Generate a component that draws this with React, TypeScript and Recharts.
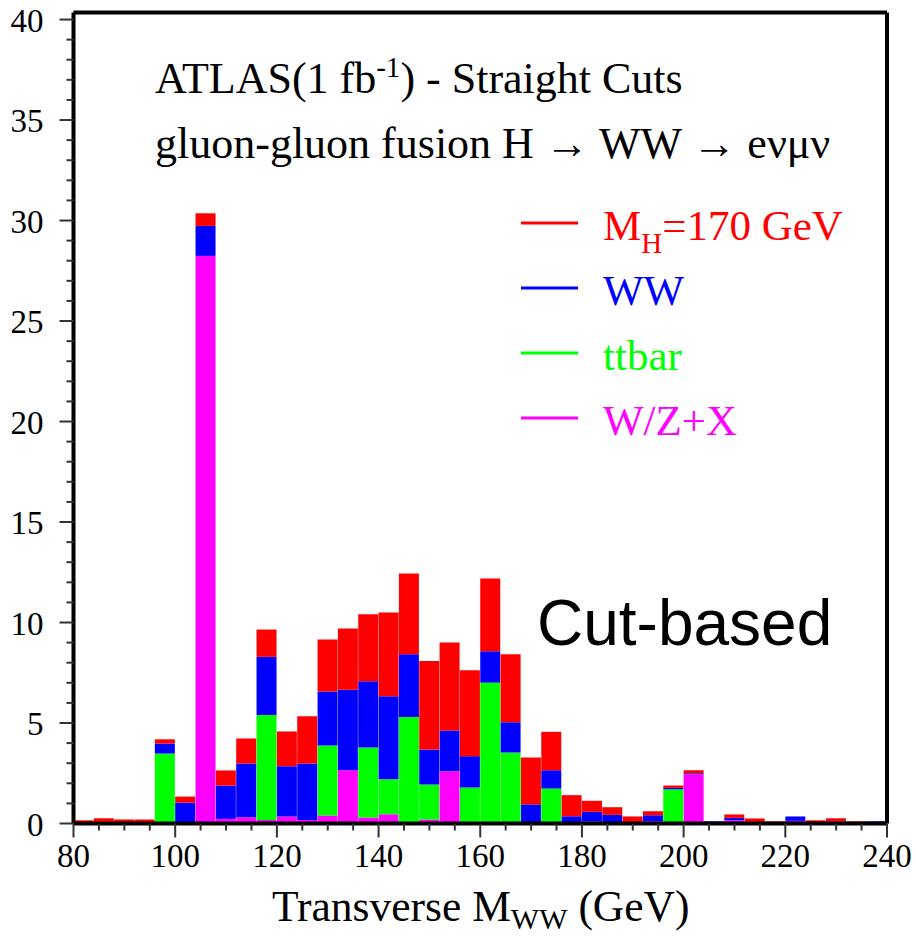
.....
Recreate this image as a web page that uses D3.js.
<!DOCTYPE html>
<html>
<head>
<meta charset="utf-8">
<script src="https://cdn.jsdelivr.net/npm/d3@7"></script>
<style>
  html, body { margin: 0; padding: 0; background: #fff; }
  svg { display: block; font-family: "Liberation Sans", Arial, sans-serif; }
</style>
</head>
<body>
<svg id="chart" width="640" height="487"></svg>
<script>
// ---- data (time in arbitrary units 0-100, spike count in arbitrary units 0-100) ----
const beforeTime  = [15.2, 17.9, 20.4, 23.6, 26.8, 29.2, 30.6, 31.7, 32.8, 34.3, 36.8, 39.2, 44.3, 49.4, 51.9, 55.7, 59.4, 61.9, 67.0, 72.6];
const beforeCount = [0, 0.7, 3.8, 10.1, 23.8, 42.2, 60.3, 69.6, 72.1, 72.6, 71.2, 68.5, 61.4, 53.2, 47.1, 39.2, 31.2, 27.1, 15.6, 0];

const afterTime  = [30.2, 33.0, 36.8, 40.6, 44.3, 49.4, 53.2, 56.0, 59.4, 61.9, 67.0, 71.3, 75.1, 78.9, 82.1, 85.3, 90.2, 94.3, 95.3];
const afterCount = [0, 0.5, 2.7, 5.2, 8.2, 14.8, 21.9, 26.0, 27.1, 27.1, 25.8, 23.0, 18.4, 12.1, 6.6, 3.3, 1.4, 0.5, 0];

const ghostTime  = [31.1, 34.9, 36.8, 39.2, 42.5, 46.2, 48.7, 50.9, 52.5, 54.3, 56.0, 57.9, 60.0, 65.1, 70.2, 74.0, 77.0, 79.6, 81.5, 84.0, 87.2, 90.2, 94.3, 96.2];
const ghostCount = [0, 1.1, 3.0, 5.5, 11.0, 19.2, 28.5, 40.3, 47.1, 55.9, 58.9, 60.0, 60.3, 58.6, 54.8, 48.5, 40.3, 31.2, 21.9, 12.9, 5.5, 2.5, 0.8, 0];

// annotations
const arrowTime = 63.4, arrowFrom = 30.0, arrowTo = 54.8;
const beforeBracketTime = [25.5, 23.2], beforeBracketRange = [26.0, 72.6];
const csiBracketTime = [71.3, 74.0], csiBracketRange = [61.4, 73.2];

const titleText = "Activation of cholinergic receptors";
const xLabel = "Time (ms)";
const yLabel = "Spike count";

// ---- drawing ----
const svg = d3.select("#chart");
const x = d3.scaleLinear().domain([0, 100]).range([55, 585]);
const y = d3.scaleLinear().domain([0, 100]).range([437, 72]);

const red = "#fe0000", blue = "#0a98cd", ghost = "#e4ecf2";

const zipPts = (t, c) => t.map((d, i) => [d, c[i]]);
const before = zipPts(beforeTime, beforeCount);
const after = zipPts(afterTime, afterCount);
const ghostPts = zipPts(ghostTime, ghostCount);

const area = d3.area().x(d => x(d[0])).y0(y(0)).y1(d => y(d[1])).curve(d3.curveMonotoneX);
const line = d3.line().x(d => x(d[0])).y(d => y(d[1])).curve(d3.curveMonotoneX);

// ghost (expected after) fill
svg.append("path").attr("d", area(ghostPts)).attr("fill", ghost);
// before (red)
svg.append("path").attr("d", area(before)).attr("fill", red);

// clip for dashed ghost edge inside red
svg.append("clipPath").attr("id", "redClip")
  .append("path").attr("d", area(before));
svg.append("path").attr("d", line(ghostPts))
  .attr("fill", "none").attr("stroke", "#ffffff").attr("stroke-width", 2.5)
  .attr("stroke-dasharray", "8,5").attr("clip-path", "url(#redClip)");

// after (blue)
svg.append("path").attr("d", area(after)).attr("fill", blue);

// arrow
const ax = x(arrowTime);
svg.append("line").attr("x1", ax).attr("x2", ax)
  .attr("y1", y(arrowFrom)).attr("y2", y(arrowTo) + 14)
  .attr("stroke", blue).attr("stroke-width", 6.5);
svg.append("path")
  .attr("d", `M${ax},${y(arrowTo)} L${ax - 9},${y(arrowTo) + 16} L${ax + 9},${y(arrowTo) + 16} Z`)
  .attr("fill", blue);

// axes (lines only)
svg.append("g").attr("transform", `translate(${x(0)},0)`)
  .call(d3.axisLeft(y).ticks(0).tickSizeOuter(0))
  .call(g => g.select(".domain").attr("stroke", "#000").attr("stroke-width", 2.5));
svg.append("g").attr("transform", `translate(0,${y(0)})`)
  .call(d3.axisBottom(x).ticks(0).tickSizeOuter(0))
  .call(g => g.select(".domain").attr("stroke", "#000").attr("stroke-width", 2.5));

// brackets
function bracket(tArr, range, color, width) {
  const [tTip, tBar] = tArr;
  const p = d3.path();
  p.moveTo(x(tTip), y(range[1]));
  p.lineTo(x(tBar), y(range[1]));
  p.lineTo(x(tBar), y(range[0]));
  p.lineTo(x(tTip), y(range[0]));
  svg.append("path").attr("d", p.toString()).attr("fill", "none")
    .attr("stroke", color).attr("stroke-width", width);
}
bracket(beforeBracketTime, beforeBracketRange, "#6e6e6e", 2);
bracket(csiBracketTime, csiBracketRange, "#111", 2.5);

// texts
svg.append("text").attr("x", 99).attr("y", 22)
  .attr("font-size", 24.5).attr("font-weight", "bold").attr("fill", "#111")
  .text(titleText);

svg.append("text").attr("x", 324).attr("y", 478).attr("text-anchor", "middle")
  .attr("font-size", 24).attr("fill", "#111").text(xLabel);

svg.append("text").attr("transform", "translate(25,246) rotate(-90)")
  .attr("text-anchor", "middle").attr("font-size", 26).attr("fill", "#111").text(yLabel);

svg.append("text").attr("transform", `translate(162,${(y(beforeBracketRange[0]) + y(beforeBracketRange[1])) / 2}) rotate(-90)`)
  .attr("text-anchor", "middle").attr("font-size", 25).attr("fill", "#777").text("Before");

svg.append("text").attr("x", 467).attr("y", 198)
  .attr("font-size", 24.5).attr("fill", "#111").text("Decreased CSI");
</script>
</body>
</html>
.....
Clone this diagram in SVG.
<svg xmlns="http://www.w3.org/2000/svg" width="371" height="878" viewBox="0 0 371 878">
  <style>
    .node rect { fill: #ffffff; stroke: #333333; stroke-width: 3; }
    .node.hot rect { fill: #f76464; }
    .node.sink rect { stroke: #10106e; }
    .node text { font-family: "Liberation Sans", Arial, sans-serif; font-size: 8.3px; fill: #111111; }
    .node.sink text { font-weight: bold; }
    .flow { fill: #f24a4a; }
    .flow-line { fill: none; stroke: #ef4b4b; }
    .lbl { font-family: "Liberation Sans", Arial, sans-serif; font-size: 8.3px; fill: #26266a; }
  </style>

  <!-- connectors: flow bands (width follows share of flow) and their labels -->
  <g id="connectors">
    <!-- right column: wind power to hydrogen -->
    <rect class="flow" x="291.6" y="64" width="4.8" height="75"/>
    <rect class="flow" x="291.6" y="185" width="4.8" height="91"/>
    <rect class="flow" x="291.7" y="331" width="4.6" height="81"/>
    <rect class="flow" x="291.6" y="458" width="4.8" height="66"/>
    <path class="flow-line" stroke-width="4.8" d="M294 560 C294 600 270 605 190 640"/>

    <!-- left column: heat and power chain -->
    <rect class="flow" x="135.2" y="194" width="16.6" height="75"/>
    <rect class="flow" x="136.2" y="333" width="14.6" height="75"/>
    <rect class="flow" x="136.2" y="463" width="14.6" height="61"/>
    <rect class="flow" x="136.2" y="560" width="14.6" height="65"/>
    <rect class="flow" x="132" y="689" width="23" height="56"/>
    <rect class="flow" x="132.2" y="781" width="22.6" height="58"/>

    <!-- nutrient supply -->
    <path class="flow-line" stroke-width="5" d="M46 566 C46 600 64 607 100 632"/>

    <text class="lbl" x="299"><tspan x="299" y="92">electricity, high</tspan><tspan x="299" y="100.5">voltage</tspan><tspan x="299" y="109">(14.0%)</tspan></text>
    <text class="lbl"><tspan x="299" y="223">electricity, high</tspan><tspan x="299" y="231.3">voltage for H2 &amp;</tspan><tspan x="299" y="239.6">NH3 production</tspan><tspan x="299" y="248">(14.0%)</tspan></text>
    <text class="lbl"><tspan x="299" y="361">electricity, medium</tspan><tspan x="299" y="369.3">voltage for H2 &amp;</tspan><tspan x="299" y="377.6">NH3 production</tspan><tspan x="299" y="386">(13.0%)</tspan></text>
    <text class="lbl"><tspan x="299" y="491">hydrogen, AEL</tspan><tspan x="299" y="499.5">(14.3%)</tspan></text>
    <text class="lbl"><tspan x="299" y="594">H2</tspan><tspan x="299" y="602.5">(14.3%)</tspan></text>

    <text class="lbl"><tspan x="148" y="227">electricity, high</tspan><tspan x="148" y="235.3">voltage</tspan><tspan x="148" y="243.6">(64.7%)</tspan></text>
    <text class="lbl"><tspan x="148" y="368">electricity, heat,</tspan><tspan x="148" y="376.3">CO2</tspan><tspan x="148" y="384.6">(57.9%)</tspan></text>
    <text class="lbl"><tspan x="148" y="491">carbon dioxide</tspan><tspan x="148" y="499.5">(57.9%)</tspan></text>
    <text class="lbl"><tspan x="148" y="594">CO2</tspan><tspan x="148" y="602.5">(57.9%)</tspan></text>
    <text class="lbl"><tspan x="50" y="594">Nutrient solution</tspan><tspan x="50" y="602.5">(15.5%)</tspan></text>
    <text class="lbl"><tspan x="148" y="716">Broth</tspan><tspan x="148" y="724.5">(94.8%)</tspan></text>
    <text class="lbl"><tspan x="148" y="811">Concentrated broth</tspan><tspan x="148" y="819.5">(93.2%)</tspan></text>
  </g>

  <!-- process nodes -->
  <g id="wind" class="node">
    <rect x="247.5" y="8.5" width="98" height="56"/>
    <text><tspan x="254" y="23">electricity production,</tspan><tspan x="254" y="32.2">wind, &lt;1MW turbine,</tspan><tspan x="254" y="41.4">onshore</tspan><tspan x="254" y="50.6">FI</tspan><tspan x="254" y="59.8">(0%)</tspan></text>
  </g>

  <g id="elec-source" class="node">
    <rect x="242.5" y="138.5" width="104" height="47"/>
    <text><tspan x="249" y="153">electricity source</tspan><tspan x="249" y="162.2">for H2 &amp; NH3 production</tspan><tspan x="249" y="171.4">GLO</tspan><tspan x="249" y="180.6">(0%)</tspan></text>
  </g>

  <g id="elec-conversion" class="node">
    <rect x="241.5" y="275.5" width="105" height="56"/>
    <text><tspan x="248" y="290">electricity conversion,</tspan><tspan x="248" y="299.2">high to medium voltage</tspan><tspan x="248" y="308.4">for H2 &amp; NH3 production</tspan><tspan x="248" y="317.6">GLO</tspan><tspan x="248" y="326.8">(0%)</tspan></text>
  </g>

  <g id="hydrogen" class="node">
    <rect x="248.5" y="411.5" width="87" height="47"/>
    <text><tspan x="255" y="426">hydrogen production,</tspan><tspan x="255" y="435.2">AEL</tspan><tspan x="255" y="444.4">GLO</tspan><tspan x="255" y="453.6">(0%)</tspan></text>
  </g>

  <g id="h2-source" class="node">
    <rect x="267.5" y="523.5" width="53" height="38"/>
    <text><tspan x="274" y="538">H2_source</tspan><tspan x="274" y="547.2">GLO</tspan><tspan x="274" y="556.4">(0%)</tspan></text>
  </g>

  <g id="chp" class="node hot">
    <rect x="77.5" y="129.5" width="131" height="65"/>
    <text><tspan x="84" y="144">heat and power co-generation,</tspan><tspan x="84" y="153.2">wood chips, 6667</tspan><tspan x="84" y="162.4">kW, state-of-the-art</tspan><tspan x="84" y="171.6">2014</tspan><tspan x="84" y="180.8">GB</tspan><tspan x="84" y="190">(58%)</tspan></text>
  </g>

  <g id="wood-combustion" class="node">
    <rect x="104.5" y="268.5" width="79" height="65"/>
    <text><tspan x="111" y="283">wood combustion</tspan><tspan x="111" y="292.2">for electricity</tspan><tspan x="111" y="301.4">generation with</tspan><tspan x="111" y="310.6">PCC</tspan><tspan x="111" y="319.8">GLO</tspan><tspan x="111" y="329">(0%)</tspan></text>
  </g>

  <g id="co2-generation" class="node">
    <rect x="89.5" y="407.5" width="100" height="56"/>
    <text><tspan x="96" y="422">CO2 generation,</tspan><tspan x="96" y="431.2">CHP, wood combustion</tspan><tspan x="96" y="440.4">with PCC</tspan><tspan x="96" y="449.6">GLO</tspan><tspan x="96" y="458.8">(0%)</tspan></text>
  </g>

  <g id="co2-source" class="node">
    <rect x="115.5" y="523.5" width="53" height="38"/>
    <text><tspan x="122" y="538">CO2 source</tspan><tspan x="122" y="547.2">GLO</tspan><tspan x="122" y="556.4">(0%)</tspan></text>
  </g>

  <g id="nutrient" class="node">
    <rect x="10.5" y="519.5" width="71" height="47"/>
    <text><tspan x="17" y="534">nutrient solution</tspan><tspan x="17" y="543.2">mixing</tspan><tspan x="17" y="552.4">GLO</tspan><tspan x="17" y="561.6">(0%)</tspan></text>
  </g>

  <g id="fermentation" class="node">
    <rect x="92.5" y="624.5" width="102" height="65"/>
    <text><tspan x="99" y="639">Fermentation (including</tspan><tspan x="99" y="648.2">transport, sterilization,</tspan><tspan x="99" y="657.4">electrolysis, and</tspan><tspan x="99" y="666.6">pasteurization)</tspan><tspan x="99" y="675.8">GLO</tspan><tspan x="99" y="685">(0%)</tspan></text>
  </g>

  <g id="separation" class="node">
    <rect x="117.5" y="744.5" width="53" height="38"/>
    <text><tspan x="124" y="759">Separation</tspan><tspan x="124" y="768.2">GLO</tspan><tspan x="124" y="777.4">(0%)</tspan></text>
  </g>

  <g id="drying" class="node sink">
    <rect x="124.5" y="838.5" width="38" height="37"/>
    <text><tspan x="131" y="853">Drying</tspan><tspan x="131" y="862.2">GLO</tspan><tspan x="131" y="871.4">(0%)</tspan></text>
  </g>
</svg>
.....
_YOUR INSTRUCTIONS_
Wherever "this" shows up in a line, copy that line.

_EXERCISE ANSWER_
Generate a component that draws this with React, TypeScript and Recharts.
Recreate this image as a web page that uses D3.js.
Clone this diagram in SVG.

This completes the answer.